Earlier in my blog, Slowly Changing Dimensions – Special Attention Needed, I touched upon the need to pay special attention to slowly changing dimensions. Organizations have three variants of implementing solutions for slowly changing dimensions.
Earlier in my blog, Slowly Changing Dimensions – Special Attention Needed, I touched upon the need to pay special attention to slowly changing dimensions. Organizations have three variants of implementing solutions for slowly changing dimensions.
Type 1: in these implementations, the latest data is retained. This is implemented when there would be no need to do historic analysis. For example, an online transactional system that needs to display the latest list of values in the pull-down pick lists may use this type.
Type 2: in these implementations the history or the validity period for the changes is persisted. Whenever the values are changed for the old values and the period they were valid for are stored along without deleting those records. The latest record may be marked as the only active instance or the validity end date is marked up into the future. This is the best way to address the slowly changing dimensions, but it comes with the overhead of needs to tag timelines for datasets.
Type 3: in these implementations, at the most two versions of data are stored.

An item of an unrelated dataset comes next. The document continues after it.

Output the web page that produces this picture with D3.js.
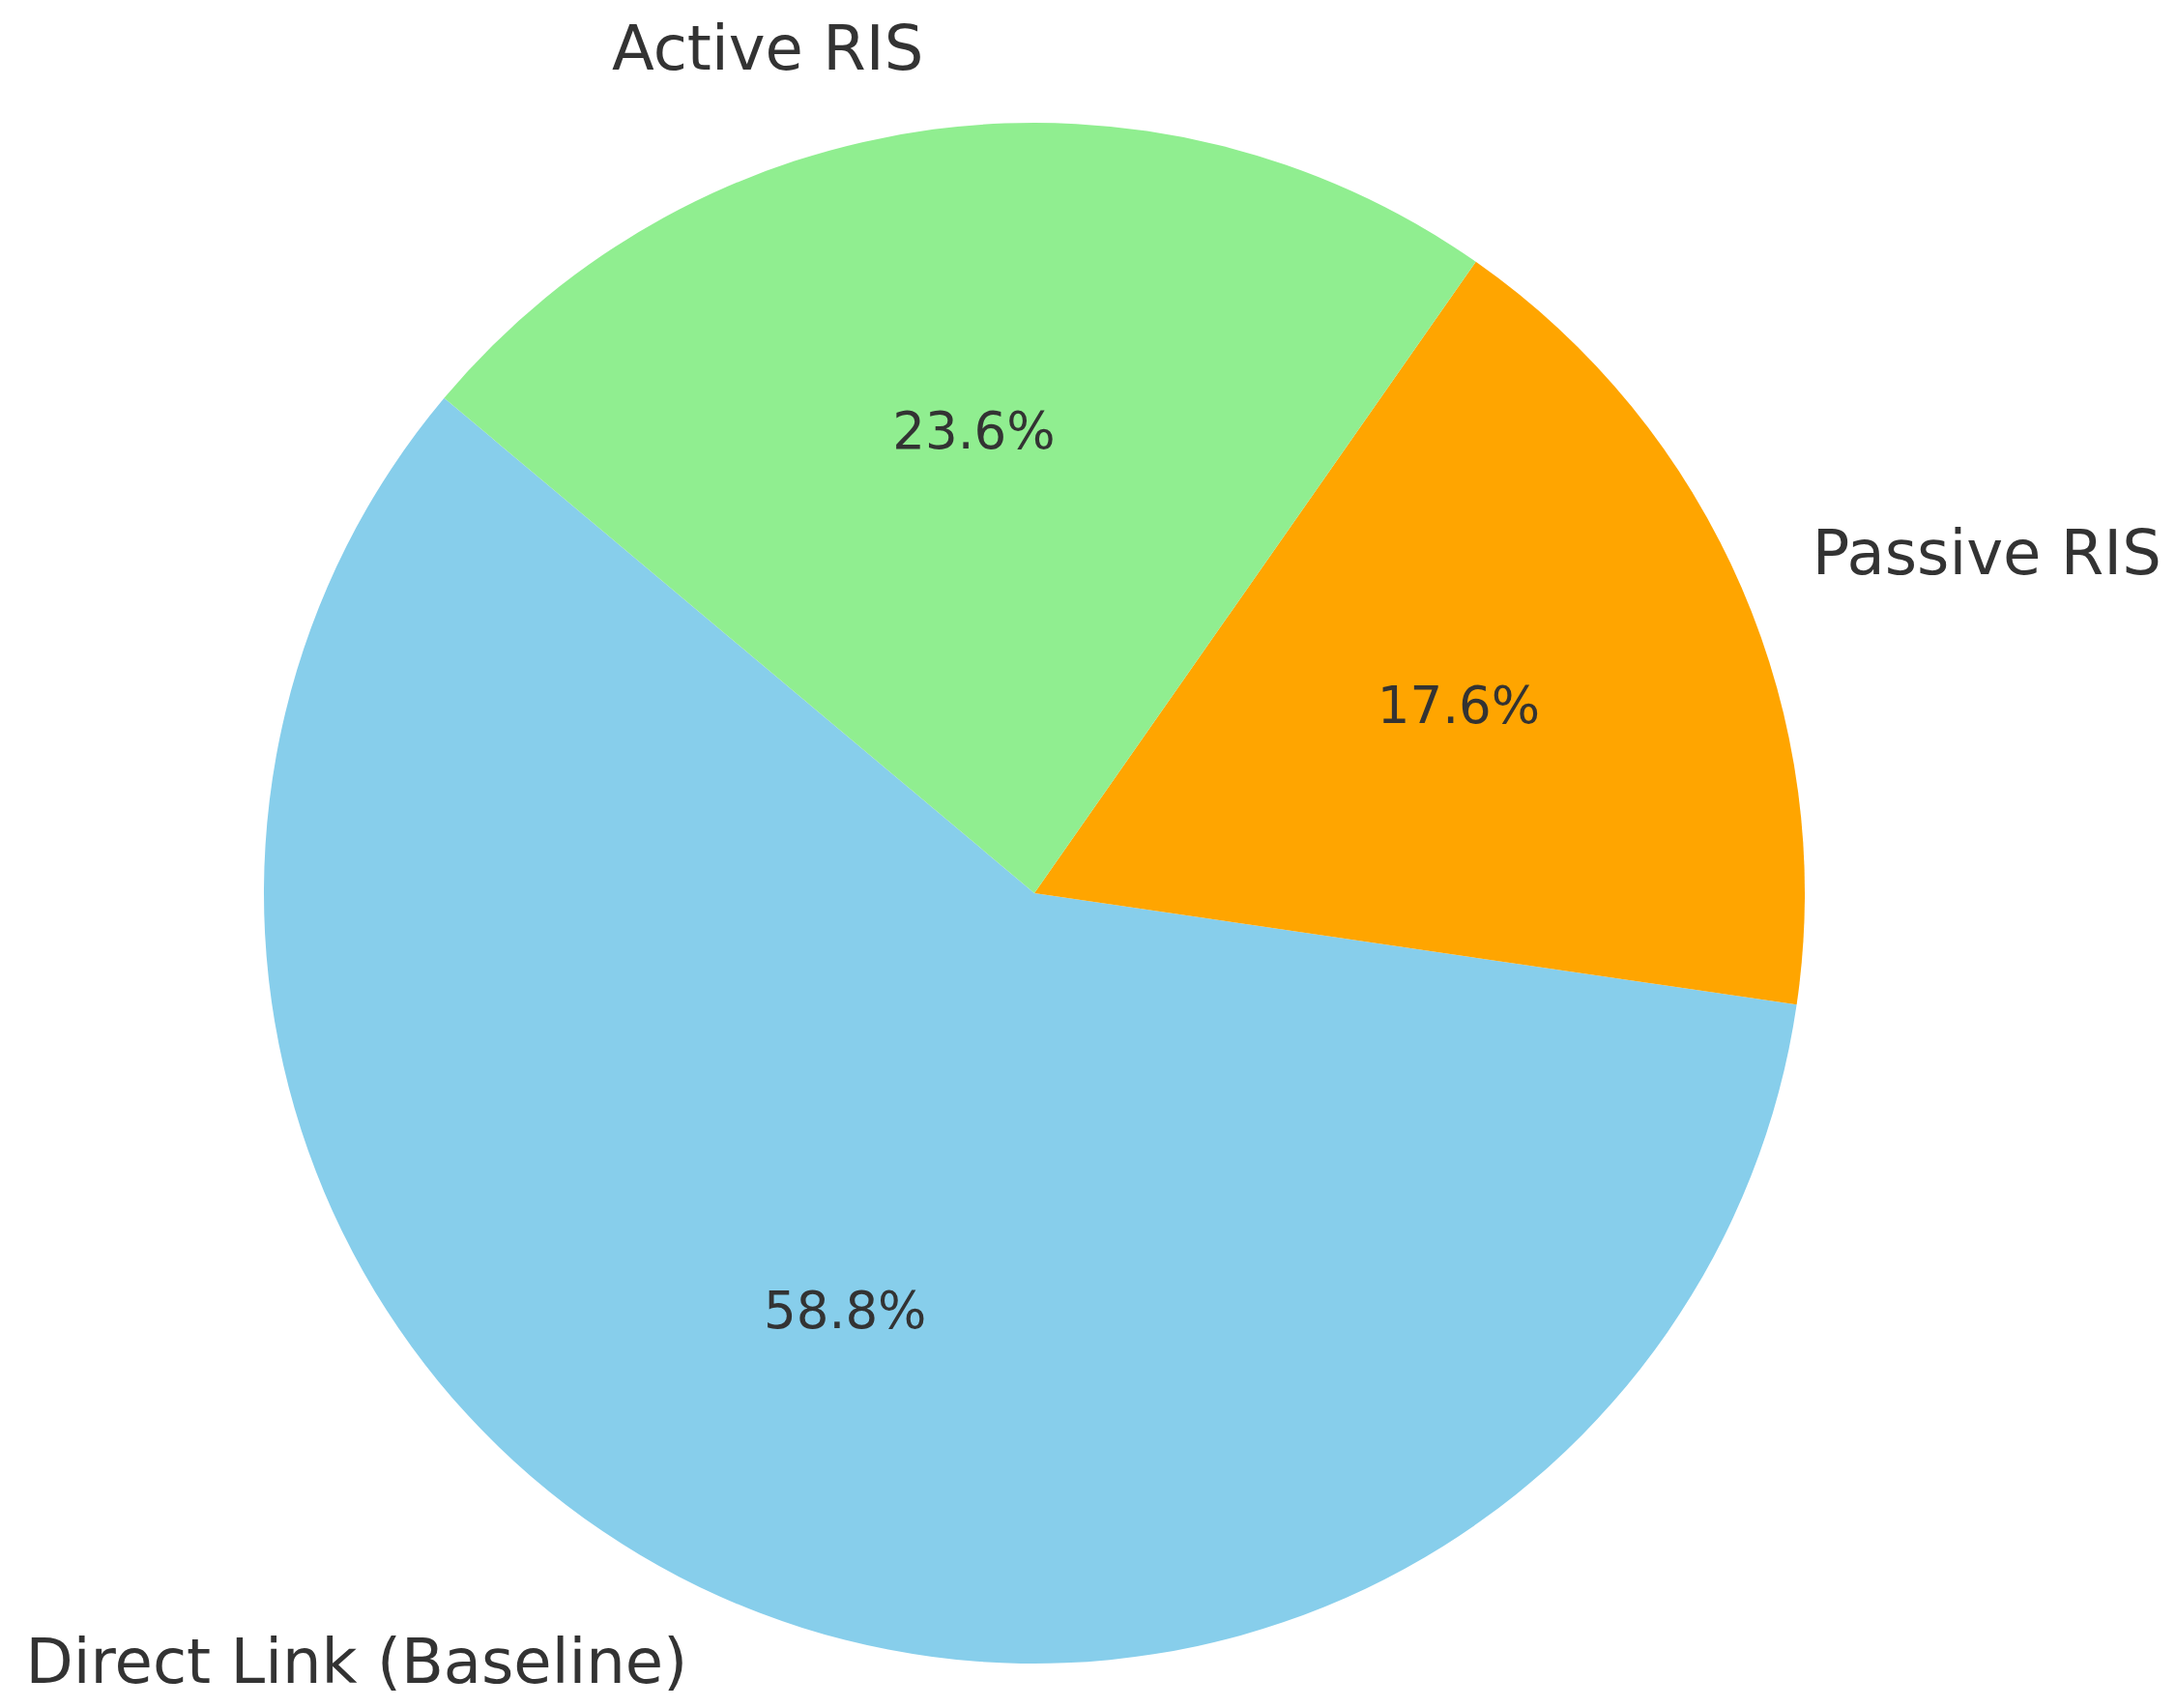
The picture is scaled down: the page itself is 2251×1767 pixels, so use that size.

Data sets are marked current/previous or active/inactive.
One of the main new features added by Teradata version 13.10 to support temporal data addresses slowly changing dimensions. Teradata v13 introduced new PERIOD data type that implements the solutions to the slowly changing dimensions. Rob detailed the technical aspects of this in his post, Exploring Teradata 13’s PERIOD Data Type. Ramakrishna explained ETL best practices to load the slowly changing dimensions in his post, Recognizing Change. Teradata calls ability to enable storing validity periods against data, as “making it temporal.”
However, migrating from Teradata v12 to v13 would not automatically make your Enterprise Data Warehouse (EDW) temporal. The data need to be inserted or migrated as temporal data. The real challenge is dealing with and migrating non-temporal data and source systems when upgrading to the temporal EDW built of Teradata v13.
Tips and Suggestions
Here are few tips and suggestions for the journey from non-temporal to temporal EDW.
a) Identify and categorize the slowly changing dimensions by the three types of implementations described above.
b) Ask your business about validity period – it is important to make business subject matter experts temporal thinkers. While this may be an irritating question, it is always appropriate to ask validity period for each reference and master data users enter into the systems.
c) Address the data collection systems – the temporal aware organizations will start with upgrading the data collection source systems that are agnostic for validity periods.
d) Temporal alone cannot address all the design issues – even with temporal EDW, there are situations that change the structure or the nature of the dimensions over time. For example, a product promotion last years was based on selling a set of new brands last year, but this year it may be based on how much of those are getting returned. The promotion’s key and the attributes themselves change overtime. If a historic analysis is needed to compare sales performance overtime for the promotion, one needs to tag the underlying changes to the promotion definitions overtime. One good way to address this could be to implement a surrogate key with natural key for the table changing over the course of time.